• What is being asked
Exactly repeat all the records below, omitting the images they hold.

======== Records for the task ========

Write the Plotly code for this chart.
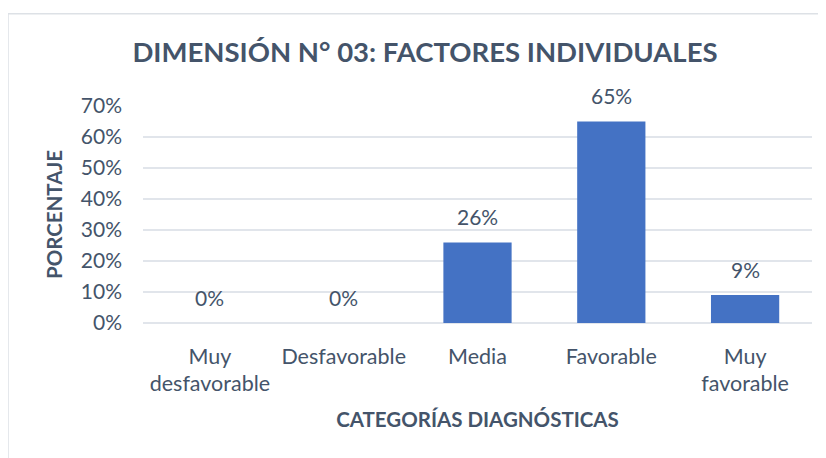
import plotly.graph_objects as go

categories = ["Muy desfavorable", "Desfavorable", "Media", "Favorable", "Muy favorable"]
tick_labels = ["Muy<br>desfavorable", "Desfavorable", "Media", "Favorable", "Muy<br>favorable"]
values = [0.0, 0.0, 0.26, 0.65, 0.09]
label_texts = ["0%", "0%", "26%", "65%", "9%"]
y_ticks = [0, 0.1, 0.2, 0.3, 0.4, 0.5, 0.6, 0.7]
y_tick_text = ["0%", "10%", "20%", "30%", "40%", "50%", "60%", "70%"]

TXT = "#44546A"
FONT = "Lato"

# page body has an 8px margin, so the figure is placed at (8, 8)
W, H = 818, 450
L, T = 135, 98
PW, PH = 669, 216.6

fig = go.Figure()
fig.add_trace(go.Bar(
    x=categories, y=values,
    marker=dict(color="#4472C4", line=dict(width=0)),
    hoverinfo="skip",
))

for c, v, t in zip(categories, values, label_texts):
    fig.add_annotation(x=c, y=v, text=t, showarrow=False, yshift=26,
                       font=dict(family=FONT, size=21, color=TXT))

fig.update_layout(
    width=W, height=H,
    margin=dict(l=L, r=W - L - PW, t=T, b=H - T - PH, autoexpand=False),
    paper_bgcolor="white", plot_bgcolor="white",
    bargap=0.49,
    showlegend=False,
    title=dict(text="<b>DIMENSIÓN N° 03: FACTORES INDIVIDUALES</b>",
               x=417/W, xanchor="center", xref="container",
               y=1-44/H, yanchor="middle", yref="container",
               font=dict(family=FONT, size=27.5, color=TXT)),
    font=dict(family=FONT, color=TXT),
)
fig.update_xaxes(
    tickmode="array", tickvals=categories, ticktext=tick_labels,
    tickfont=dict(family=FONT, size=21.5, color=TXT),
    showline=False, showgrid=False, ticks="", ticklabelstandoff=18,
    title=dict(text="<b>CATEGORÍAS DIAGNÓSTICAS</b>", standoff=17,
               font=dict(family=FONT, size=20.5, color=TXT)),
)
fig.update_yaxes(
    range=[0, 0.7], tickmode="array", tickvals=y_ticks, ticktext=y_tick_text,
    tickfont=dict(family=FONT, size=21, color=TXT),
    showgrid=True, gridcolor="#E1E5EB", gridwidth=1.5,
    zeroline=True, zerolinecolor="#E1E5EB", zerolinewidth=1.5,
    ticks="", ticklabelstandoff=20,
    title=dict(text="<b>PORCENTAJE</b>", standoff=12,
               font=dict(family=FONT, size=20.5, color=TXT)),
)

# chart-area outline
fig.add_shape(type="rect", xref="paper", yref="paper",
              x0=(0 - L) / PW, x1=(W + 10 - L) / PW,
              y0=(T + PH - (H + 10)) / PH, y1=(T + PH - 6) / PH,
              line=dict(color="#DDE1E6", width=1.5), fillcolor="rgba(0,0,0,0)",
              layer="below")

fig.write_html("out.html")
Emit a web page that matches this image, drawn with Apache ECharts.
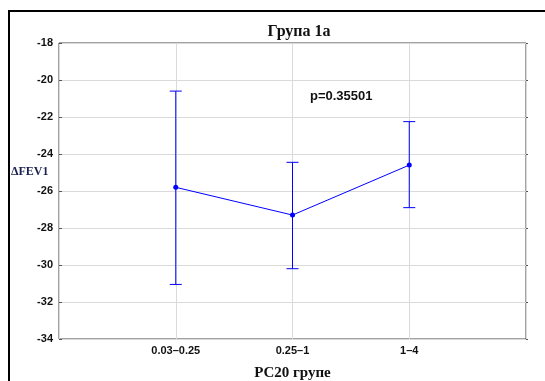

========

• Result
Write the Plotly code for this chart.
import plotly.graph_objects as go

categories = ["Muy desfavorable", "Desfavorable", "Media", "Favorable", "Muy favorable"]
tick_labels = ["Muy<br>desfavorable", "Desfavorable", "Media", "Favorable", "Muy<br>favorable"]
values = [0.0, 0.0, 0.26, 0.65, 0.09]
label_texts = ["0%", "0%", "26%", "65%", "9%"]
y_ticks = [0, 0.1, 0.2, 0.3, 0.4, 0.5, 0.6, 0.7]
y_tick_text = ["0%", "10%", "20%", "30%", "40%", "50%", "60%", "70%"]

TXT = "#44546A"
FONT = "Lato"

# page body has an 8px margin, so the figure is placed at (8, 8)
W, H = 818, 450
L, T = 135, 98
PW, PH = 669, 216.6

fig = go.Figure()
fig.add_trace(go.Bar(
    x=categories, y=values,
    marker=dict(color="#4472C4", line=dict(width=0)),
    hoverinfo="skip",
))

for c, v, t in zip(categories, values, label_texts):
    fig.add_annotation(x=c, y=v, text=t, showarrow=False, yshift=26,
                       font=dict(family=FONT, size=21, color=TXT))

fig.update_layout(
    width=W, height=H,
    margin=dict(l=L, r=W - L - PW, t=T, b=H - T - PH, autoexpand=False),
    paper_bgcolor="white", plot_bgcolor="white",
    bargap=0.49,
    showlegend=False,
    title=dict(text="<b>DIMENSIÓN N° 03: FACTORES INDIVIDUALES</b>",
               x=417/W, xanchor="center", xref="container",
               y=1-44/H, yanchor="middle", yref="container",
               font=dict(family=FONT, size=27.5, color=TXT)),
    font=dict(family=FONT, color=TXT),
)
fig.update_xaxes(
    tickmode="array", tickvals=categories, ticktext=tick_labels,
    tickfont=dict(family=FONT, size=21.5, color=TXT),
    showline=False, showgrid=False, ticks="", ticklabelstandoff=18,
    title=dict(text="<b>CATEGORÍAS DIAGNÓSTICAS</b>", standoff=17,
               font=dict(family=FONT, size=20.5, color=TXT)),
)
fig.update_yaxes(
    range=[0, 0.7], tickmode="array", tickvals=y_ticks, ticktext=y_tick_text,
    tickfont=dict(family=FONT, size=21, color=TXT),
    showgrid=True, gridcolor="#E1E5EB", gridwidth=1.5,
    zeroline=True, zerolinecolor="#E1E5EB", zerolinewidth=1.5,
    ticks="", ticklabelstandoff=20,
    title=dict(text="<b>PORCENTAJE</b>", standoff=12,
               font=dict(family=FONT, size=20.5, color=TXT)),
)

# chart-area outline
fig.add_shape(type="rect", xref="paper", yref="paper",
              x0=(0 - L) / PW, x1=(W + 10 - L) / PW,
              y0=(T + PH - (H + 10)) / PH, y1=(T + PH - 6) / PH,
              line=dict(color="#DDE1E6", width=1.5), fillcolor="rgba(0,0,0,0)",
              layer="below")

fig.write_html("out.html")
Emit a web page that matches this image, drawn with Apache ECharts.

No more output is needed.